Should India move from reformative laws for its juveniles to penal law once again? This pertinent question has been nagging the law makers to review the law as more and more incidents of heinous crimes are committed by juveniles.



Should India move from reformative laws for its juveniles to penal law once again? This pertinent question has been nagging the law makers to review the law as more and more incidents of heinous crimes are committed by juveniles. It was to save the juveniles from being bracketed as criminals, the term juvenile delinquents was coined. Moving beyond mere terminology, Juvenile Justice Act 1989 was replaced by more reformative JJ Act 2000. Now again the government has decided to reject recommendations of the Parliamentary committee, that disapproved of treating juveniles, who are accused of heinous crimes, as adults. The government has decided to go ahead with the new Justice Care and Protection Bill-2014, cleared by the Cabinet in August 2014.     

The proposed changes in the new Bill are in tune with the changing times that recognise early adulthood among the juvenile. The involvement of juvenile offenders in the most heinous crimes like Nirbhaya gangrape, Shakti Mill gangrape, Guwahati rape and lynching, etc. demand that laws be redefined to reassess adulthood. Is a juvenile capable of rationalising his/her actions before the age of 18? A similar dilemma was faced by the judiciary in the UK, the gruesome murder of two-year-old Jamie Bulger in Liverpool in 1993 by two 10-year-old boys, forced the court to treat the juveniles in an adult court. The laws were changed to treat 10-17-year-olds as adults under tremendous pressure from the public. In India, around 85 per cent people, who responded to consultations on the new law, want 16-year-olds to be treated as adults under such circumstances. 

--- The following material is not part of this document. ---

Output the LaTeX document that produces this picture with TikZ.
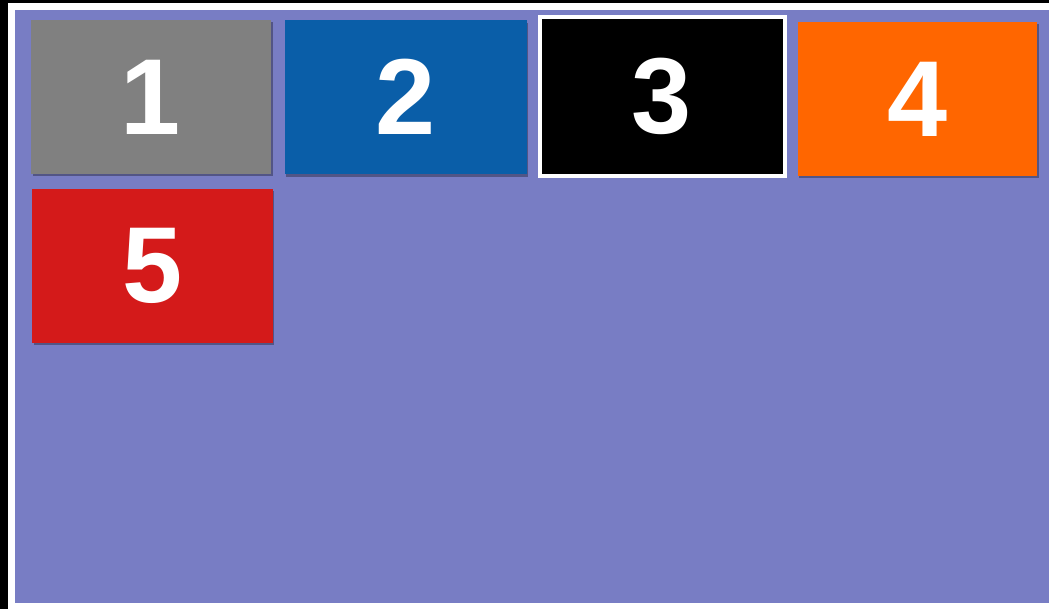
\documentclass[tikz,border=0pt]{standalone}
\usepackage{fontspec}
\setmainfont{Liberation Sans}
\usetikzlibrary{shadows}
\definecolor{bgpurple}{RGB}{120,125,196}
\definecolor{cgray}{RGB}{128,128,128}
\definecolor{cblue}{RGB}{10,94,168}
\definecolor{corange}{RGB}{255,102,0}
\definecolor{cred}{RGB}{212,26,26}
\begin{document}
\begin{tikzpicture}[x=1pt,y=-1pt,
  tile/.style={rectangle, inner sep=0pt, outer sep=0pt, text=white,
    font=\fontsize{108}{108}\selectfont\bfseries,
    minimum height=154pt,
    drop shadow={opacity=0.45, fill=black!70!bgpurple, shadow xshift=1.5pt, shadow yshift=-2.5pt}}]
\useasboundingbox (0,0) rectangle (1049,609);
\fill[black] (0,0) rectangle (1049,609);
\fill[white] (8,3) rectangle (1049,609);
\fill[bgpurple] (15,10) rectangle (1049,603);
\node[tile, fill=cgray, minimum width=240pt] (n1) at (151,97) {1};
\node[tile, fill=cblue, minimum width=241.7pt] (n2) at (405.8,97.2) {2};
\node[tile, fill=black, draw=white, line width=4pt, minimum width=245pt, minimum height=158.4pt] (n3) at (662,96.5) {3};
\node[tile, fill=corange, minimum width=239.6pt] (n4) at (917.5,99) {4};
\node[tile, fill=cred, minimum width=240.4pt] (n5) at (152.5,266) {5};
\end{tikzpicture}
\end{document}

The lawmakers should not move away from their primary responsibility of providing opportunities for reform to the juvenile. After all, criminals come from a background of abject deprivation of all kinds and society cannot escape its share of responsibility. With all kinds of cuts in the budget allocation for child welfare and education, one cannot assess the repercussions it will bear on the criminalisation of youth. The government should also concentrate on well-thought of welfare schemes for educating the deprived youth.